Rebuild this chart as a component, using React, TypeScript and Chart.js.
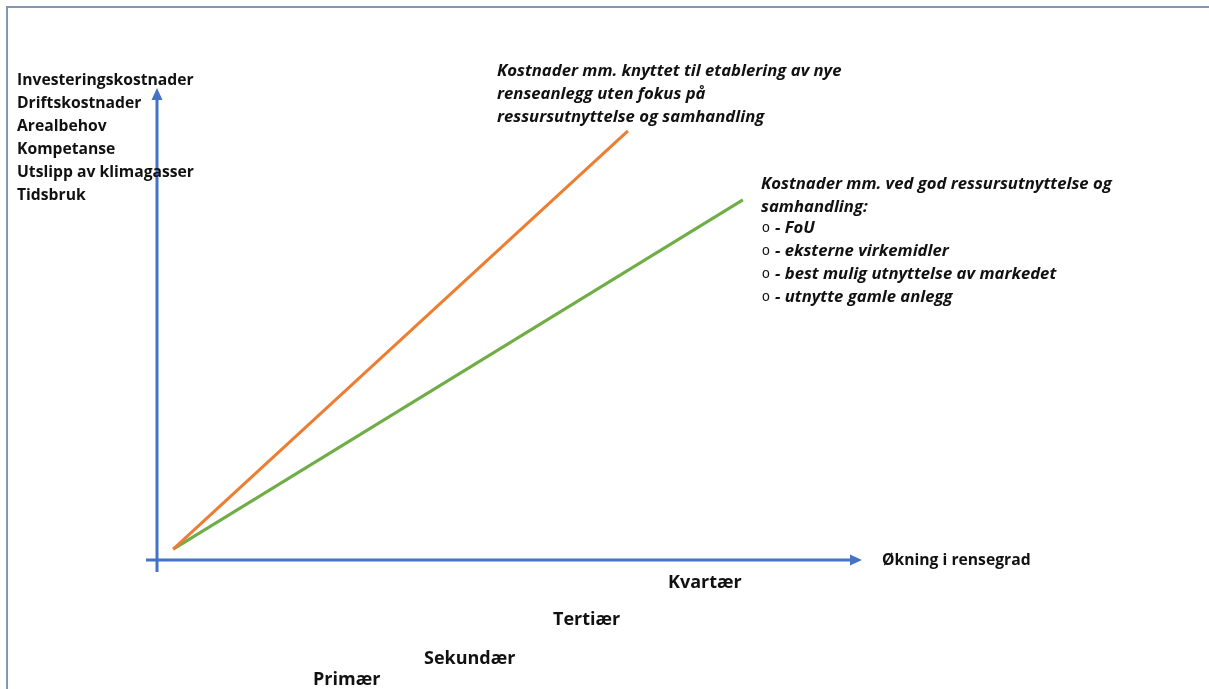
import React, { useEffect, useRef } from "react";
import { Chart, registerables } from "chart.js";

Chart.register(...registerables);

// ---- data (rensegrad on x, kostnader on y, both 0..100 relative units) ----
const seriesLabels = [
  "Uten fokus på ressursutnyttelse og samhandling",
  "God ressursutnyttelse og samhandling",
];
const orangeX = [2.3, 66.8];
const orangeY = [2.3, 90.9];
const greenX = [2.3, 83.1];
const greenY = [2.3, 76.3];

const yAxisItems = [
  "Investeringskostnader",
  "Driftskostnader",
  "Arealbehov",
  "Kompetanse",
  "Utslipp av klimagasser",
  "Tidsbruk",
];
const xAxisTitle = "Økning i rensegrad";
const levels = ["Primær", "Sekundær", "Tertiær", "Kvartær"];
const orangeNote = [
  "Kostnader mm. knyttet til etablering av nye",
  "renseanlegg uten fokus på",
  "ressursutnyttelse og samhandling",
];
const greenNote = ["Kostnader mm. ved god ressursutnyttelse og", "samhandling:"];
const greenBullets = [
  "- FoU",
  "- eksterne virkemidler",
  "- best mulig utnyttelse av markedet",
  "- utnytte gamle anlegg",
];

const BLUE = "#4472C4";
const ORANGE = "#ED7D31";
const GREEN = "#70AD47";
const TEXT = "#111111";

const toPoints = (xs: number[], ys: number[]) => xs.map((x, i) => ({ x, y: ys[i] }));

const diagramPlugin = {
  id: "diagram",
  beforeDatasetsDraw(chart: any) {
    const ctx = chart.ctx as CanvasRenderingContext2D;
    const xs = chart.scales.x;
    const ys = chart.scales.y;
    const ox = xs.getPixelForValue(0);
    const oy = ys.getPixelForValue(0);
    const top = ys.getPixelForValue(100);
    const right = xs.getPixelForValue(100);
    ctx.save();
    // frame
    ctx.strokeStyle = "#8497B0";
    ctx.lineWidth = 2;
    ctx.beginPath();
    ctx.moveTo(7, 689);
    ctx.lineTo(7, 7);
    ctx.lineTo(1209, 7);
    ctx.stroke();
    // axes
    ctx.strokeStyle = BLUE;
    ctx.fillStyle = BLUE;
    ctx.lineWidth = 3;
    ctx.beginPath();
    ctx.moveTo(ox, oy + 12);
    ctx.lineTo(ox, top + 10);
    ctx.moveTo(ox - 11, oy);
    ctx.lineTo(right - 10, oy);
    ctx.stroke();
    ctx.beginPath();
    ctx.moveTo(ox, top);
    ctx.lineTo(ox - 5.5, top + 12);
    ctx.lineTo(ox + 5.5, top + 12);
    ctx.closePath();
    ctx.fill();
    ctx.beginPath();
    ctx.moveTo(right, oy);
    ctx.lineTo(right - 12, oy - 5.5);
    ctx.lineTo(right - 12, oy + 5.5);
    ctx.closePath();
    ctx.fill();
    ctx.restore();
  },
  afterDraw(chart: any) {
    const ctx = chart.ctx as CanvasRenderingContext2D;
    ctx.save();
    ctx.fillStyle = TEXT;
    ctx.textBaseline = "alphabetic";
    ctx.textAlign = "left";
    const bold = "bold 15.7px 'Open Sans'";
    const boldLevel = "bold 18px 'Open Sans'";
    const boldItalic = "italic bold 16.7px 'Open Sans'";
    ctx.font = bold;
    yAxisItems.forEach((t, i) => ctx.fillText(t, 17, 85 + i * 22.9));
    ctx.fillText(xAxisTitle, 882, 565);
    const levelPos = [
      [313, 685],
      [424, 664],
      [553, 625],
      [668, 588],
    ];
    ctx.font = boldLevel;
    levels.forEach((t, i) => ctx.fillText(t, levelPos[i][0], levelPos[i][1]));
    ctx.font = boldItalic;
    orangeNote.forEach((t, i) => ctx.fillText(t, 497, 76 + i * 23));
    greenNote.forEach((t, i) => ctx.fillText(t, 761, 189 + i * 23));
    greenBullets.forEach((t, i) => {
      const y = 233 + i * 23;
      ctx.font = "14px 'Liberation Sans'";
      ctx.fillText("o", 762, y - 1);
      ctx.font = boldItalic;
      ctx.fillText(t, 775, y);
    });
    ctx.restore();
  },
};

export default function App() {
  const ref = useRef<HTMLCanvasElement | null>(null);
  useEffect(() => {
    if (!ref.current) return;
    const chart = new Chart(ref.current, {
      type: "line",
      data: {
        datasets: [
          {
            label: seriesLabels[0],
            data: toPoints(orangeX, orangeY),
            borderColor: ORANGE,
            borderWidth: 3,
            pointRadius: 0,
            tension: 0,
          },
          {
            label: seriesLabels[1],
            data: toPoints(greenX, greenY),
            borderColor: GREEN,
            borderWidth: 3,
            pointRadius: 0,
            tension: 0,
          },
        ],
      },
      options: {
        animation: false,
        responsive: false,
        layout: { padding: { left: 157, right: 347, top: 88, bottom: 129 } },
        plugins: { legend: { display: false }, tooltip: { enabled: false } },
        scales: {
          x: { type: "linear", min: 0, max: 100, display: false },
          y: { type: "linear", min: 0, max: 100, display: false },
        },
      },
      plugins: [diagramPlugin],
    });
    return () => chart.destroy();
  }, []);
  return (
    <div style={{ position: "fixed", left: 0, top: 0, width: 1209, height: 689, background: "#fff" }}>
      <canvas ref={ref} width={1209} height={689} />
    </div>
  );
}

#### Request
Give all the lines above again, character for character, without pictures.

#### Exercise answer
Rebuild this chart as a component, using React, TypeScript and Chart.js.
import React, { useEffect, useRef } from "react";
import { Chart, registerables } from "chart.js";

Chart.register(...registerables);

// ---- data (rensegrad on x, kostnader on y, both 0..100 relative units) ----
const seriesLabels = [
  "Uten fokus på ressursutnyttelse og samhandling",
  "God ressursutnyttelse og samhandling",
];
const orangeX = [2.3, 66.8];
const orangeY = [2.3, 90.9];
const greenX = [2.3, 83.1];
const greenY = [2.3, 76.3];

const yAxisItems = [
  "Investeringskostnader",
  "Driftskostnader",
  "Arealbehov",
  "Kompetanse",
  "Utslipp av klimagasser",
  "Tidsbruk",
];
const xAxisTitle = "Økning i rensegrad";
const levels = ["Primær", "Sekundær", "Tertiær", "Kvartær"];
const orangeNote = [
  "Kostnader mm. knyttet til etablering av nye",
  "renseanlegg uten fokus på",
  "ressursutnyttelse og samhandling",
];
const greenNote = ["Kostnader mm. ved god ressursutnyttelse og", "samhandling:"];
const greenBullets = [
  "- FoU",
  "- eksterne virkemidler",
  "- best mulig utnyttelse av markedet",
  "- utnytte gamle anlegg",
];

const BLUE = "#4472C4";
const ORANGE = "#ED7D31";
const GREEN = "#70AD47";
const TEXT = "#111111";

const toPoints = (xs: number[], ys: number[]) => xs.map((x, i) => ({ x, y: ys[i] }));

const diagramPlugin = {
  id: "diagram",
  beforeDatasetsDraw(chart: any) {
    const ctx = chart.ctx as CanvasRenderingContext2D;
    const xs = chart.scales.x;
    const ys = chart.scales.y;
    const ox = xs.getPixelForValue(0);
    const oy = ys.getPixelForValue(0);
    const top = ys.getPixelForValue(100);
    const right = xs.getPixelForValue(100);
    ctx.save();
    // frame
    ctx.strokeStyle = "#8497B0";
    ctx.lineWidth = 2;
    ctx.beginPath();
    ctx.moveTo(7, 689);
    ctx.lineTo(7, 7);
    ctx.lineTo(1209, 7);
    ctx.stroke();
    // axes
    ctx.strokeStyle = BLUE;
    ctx.fillStyle = BLUE;
    ctx.lineWidth = 3;
    ctx.beginPath();
    ctx.moveTo(ox, oy + 12);
    ctx.lineTo(ox, top + 10);
    ctx.moveTo(ox - 11, oy);
    ctx.lineTo(right - 10, oy);
    ctx.stroke();
    ctx.beginPath();
    ctx.moveTo(ox, top);
    ctx.lineTo(ox - 5.5, top + 12);
    ctx.lineTo(ox + 5.5, top + 12);
    ctx.closePath();
    ctx.fill();
    ctx.beginPath();
    ctx.moveTo(right, oy);
    ctx.lineTo(right - 12, oy - 5.5);
    ctx.lineTo(right - 12, oy + 5.5);
    ctx.closePath();
    ctx.fill();
    ctx.restore();
  },
  afterDraw(chart: any) {
    const ctx = chart.ctx as CanvasRenderingContext2D;
    ctx.save();
    ctx.fillStyle = TEXT;
    ctx.textBaseline = "alphabetic";
    ctx.textAlign = "left";
    const bold = "bold 15.7px 'Open Sans'";
    const boldLevel = "bold 18px 'Open Sans'";
    const boldItalic = "italic bold 16.7px 'Open Sans'";
    ctx.font = bold;
    yAxisItems.forEach((t, i) => ctx.fillText(t, 17, 85 + i * 22.9));
    ctx.fillText(xAxisTitle, 882, 565);
    const levelPos = [
      [313, 685],
      [424, 664],
      [553, 625],
      [668, 588],
    ];
    ctx.font = boldLevel;
    levels.forEach((t, i) => ctx.fillText(t, levelPos[i][0], levelPos[i][1]));
    ctx.font = boldItalic;
    orangeNote.forEach((t, i) => ctx.fillText(t, 497, 76 + i * 23));
    greenNote.forEach((t, i) => ctx.fillText(t, 761, 189 + i * 23));
    greenBullets.forEach((t, i) => {
      const y = 233 + i * 23;
      ctx.font = "14px 'Liberation Sans'";
      ctx.fillText("o", 762, y - 1);
      ctx.font = boldItalic;
      ctx.fillText(t, 775, y);
    });
    ctx.restore();
  },
};

export default function App() {
  const ref = useRef<HTMLCanvasElement | null>(null);
  useEffect(() => {
    if (!ref.current) return;
    const chart = new Chart(ref.current, {
      type: "line",
      data: {
        datasets: [
          {
            label: seriesLabels[0],
            data: toPoints(orangeX, orangeY),
            borderColor: ORANGE,
            borderWidth: 3,
            pointRadius: 0,
            tension: 0,
          },
          {
            label: seriesLabels[1],
            data: toPoints(greenX, greenY),
            borderColor: GREEN,
            borderWidth: 3,
            pointRadius: 0,
            tension: 0,
          },
        ],
      },
      options: {
        animation: false,
        responsive: false,
        layout: { padding: { left: 157, right: 347, top: 88, bottom: 129 } },
        plugins: { legend: { display: false }, tooltip: { enabled: false } },
        scales: {
          x: { type: "linear", min: 0, max: 100, display: false },
          y: { type: "linear", min: 0, max: 100, display: false },
        },
      },
      plugins: [diagramPlugin],
    });
    return () => chart.destroy();
  }, []);
  return (
    <div style={{ position: "fixed", left: 0, top: 0, width: 1209, height: 689, background: "#fff" }}>
      <canvas ref={ref} width={1209} height={689} />
    </div>
  );
}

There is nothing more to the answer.